▸ Requirement
Copy out the listing in full, exactly as written, but not its pictures.

▸ Information supplied
start

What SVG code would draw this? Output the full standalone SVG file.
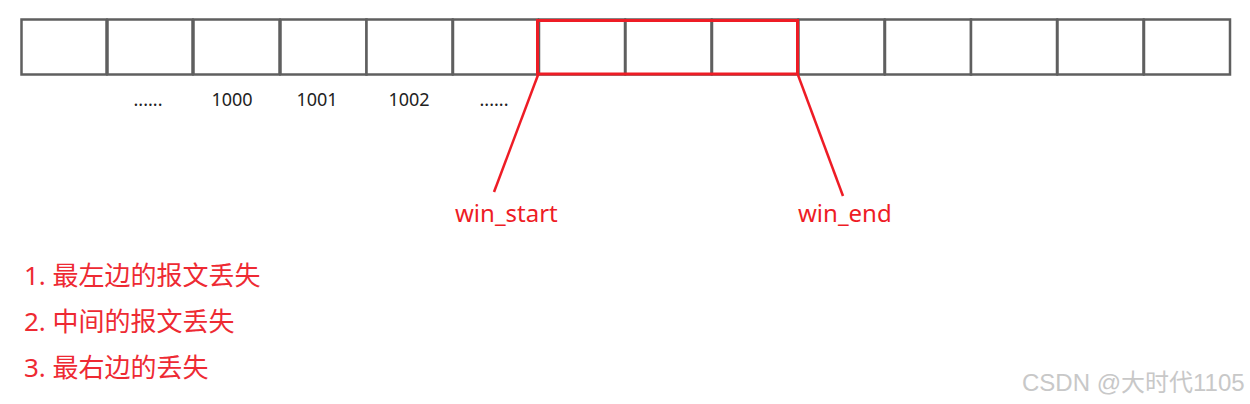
<svg xmlns="http://www.w3.org/2000/svg" width="1250" height="404" viewBox="0 0 1250 404">
<style>
.cell{fill:#fff;stroke:#5f5f5f;stroke-width:2.5}
.win{fill:none;stroke:#ee1c25;stroke-width:3}
.conn{stroke:#ee1c25;stroke-width:2.5;fill:none}
.num{font-family:"Noto Sans","Open Sans",sans-serif;font-size:18px;fill:#222;text-anchor:middle}
.lbl{font-family:"Noto Sans","Open Sans",sans-serif;font-size:24px;fill:#ee1c25}
.lst{font-family:"Noto Sans","Noto Sans CJK SC",sans-serif;font-size:26px;fill:#ee2a33}
.wm{font-family:"Liberation Sans","Noto Sans CJK SC",sans-serif;font-size:24px;fill:#c8c8c8}
</style>
<rect width="1250" height="404" fill="#fff"/>
<g id="cells">
<rect id="c1" class="cell" x="21.5" y="19.5" width="85" height="55"/>
<rect id="c2" class="cell" x="107.5" y="19.5" width="85" height="55"/>
<rect id="c3" class="cell" x="193.5" y="19.5" width="86" height="55"/>
<rect id="c4" class="cell" x="280.5" y="19.5" width="86" height="55"/>
<rect id="c5" class="cell" x="366.5" y="19.5" width="86" height="55"/>
<rect id="c6" class="cell" x="453" y="19.5" width="85" height="55"/>
<rect id="c7" class="cell" x="539" y="19.5" width="86" height="55"/>
<rect id="c8" class="cell" x="625.5" y="19.5" width="86" height="55"/>
<rect id="c9" class="cell" x="712" y="19.5" width="86" height="55"/>
<rect id="c10" class="cell" x="798.5" y="19.5" width="86" height="55"/>
<rect id="c11" class="cell" x="885" y="19.5" width="86" height="55"/>
<rect id="c12" class="cell" x="971" y="19.5" width="86" height="55"/>
<rect id="c13" class="cell" x="1057.5" y="19.5" width="86" height="55"/>
<rect id="c14" class="cell" x="1144" y="19.5" width="86" height="55"/>
</g>
<g id="window">
<rect class="win" x="537.5" y="20.5" width="260" height="53.5"/>
</g>
<g id="connectors">
<line class="conn" x1="538" y1="75" x2="494" y2="192"/>
<line class="conn" x1="798" y1="75" x2="843" y2="196"/>
</g>
<g id="numbers">
<text class="num" x="148" y="106">......</text>
<text class="num" x="232" y="106">1000</text>
<text class="num" x="317" y="106">1001</text>
<text class="num" x="409" y="106">1002</text>
<text class="num" x="494" y="106">......</text>
</g>
<g id="win_start"><text class="lbl" x="455" y="222">win_start</text></g>
<g id="win_end"><text class="lbl" x="798" y="222">win_end</text></g>
<g id="list">
<text class="lst" x="24" y="285">1. 最左边的报文丢失</text>
<text class="lst" x="24" y="331">2. 中间的报文丢失</text>
<text class="lst" x="24" y="377">3. 最右边的丢失</text>
</g>
<text class="wm" x="1022" y="391">CSDN @大时代1105</text>
</svg>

end

▸ Output of the exercise
What SVG code would draw this? Output the full standalone SVG file.
<svg xmlns="http://www.w3.org/2000/svg" width="1250" height="404" viewBox="0 0 1250 404">
<style>
.cell{fill:#fff;stroke:#5f5f5f;stroke-width:2.5}
.win{fill:none;stroke:#ee1c25;stroke-width:3}
.conn{stroke:#ee1c25;stroke-width:2.5;fill:none}
.num{font-family:"Noto Sans","Open Sans",sans-serif;font-size:18px;fill:#222;text-anchor:middle}
.lbl{font-family:"Noto Sans","Open Sans",sans-serif;font-size:24px;fill:#ee1c25}
.lst{font-family:"Noto Sans","Noto Sans CJK SC",sans-serif;font-size:26px;fill:#ee2a33}
.wm{font-family:"Liberation Sans","Noto Sans CJK SC",sans-serif;font-size:24px;fill:#c8c8c8}
</style>
<rect width="1250" height="404" fill="#fff"/>
<g id="cells">
<rect id="c1" class="cell" x="21.5" y="19.5" width="85" height="55"/>
<rect id="c2" class="cell" x="107.5" y="19.5" width="85" height="55"/>
<rect id="c3" class="cell" x="193.5" y="19.5" width="86" height="55"/>
<rect id="c4" class="cell" x="280.5" y="19.5" width="86" height="55"/>
<rect id="c5" class="cell" x="366.5" y="19.5" width="86" height="55"/>
<rect id="c6" class="cell" x="453" y="19.5" width="85" height="55"/>
<rect id="c7" class="cell" x="539" y="19.5" width="86" height="55"/>
<rect id="c8" class="cell" x="625.5" y="19.5" width="86" height="55"/>
<rect id="c9" class="cell" x="712" y="19.5" width="86" height="55"/>
<rect id="c10" class="cell" x="798.5" y="19.5" width="86" height="55"/>
<rect id="c11" class="cell" x="885" y="19.5" width="86" height="55"/>
<rect id="c12" class="cell" x="971" y="19.5" width="86" height="55"/>
<rect id="c13" class="cell" x="1057.5" y="19.5" width="86" height="55"/>
<rect id="c14" class="cell" x="1144" y="19.5" width="86" height="55"/>
</g>
<g id="window">
<rect class="win" x="537.5" y="20.5" width="260" height="53.5"/>
</g>
<g id="connectors">
<line class="conn" x1="538" y1="75" x2="494" y2="192"/>
<line class="conn" x1="798" y1="75" x2="843" y2="196"/>
</g>
<g id="numbers">
<text class="num" x="148" y="106">......</text>
<text class="num" x="232" y="106">1000</text>
<text class="num" x="317" y="106">1001</text>
<text class="num" x="409" y="106">1002</text>
<text class="num" x="494" y="106">......</text>
</g>
<g id="win_start"><text class="lbl" x="455" y="222">win_start</text></g>
<g id="win_end"><text class="lbl" x="798" y="222">win_end</text></g>
<g id="list">
<text class="lst" x="24" y="285">1. 最左边的报文丢失</text>
<text class="lst" x="24" y="331">2. 中间的报文丢失</text>
<text class="lst" x="24" y="377">3. 最右边的丢失</text>
</g>
<text class="wm" x="1022" y="391">CSDN @大时代1105</text>
</svg>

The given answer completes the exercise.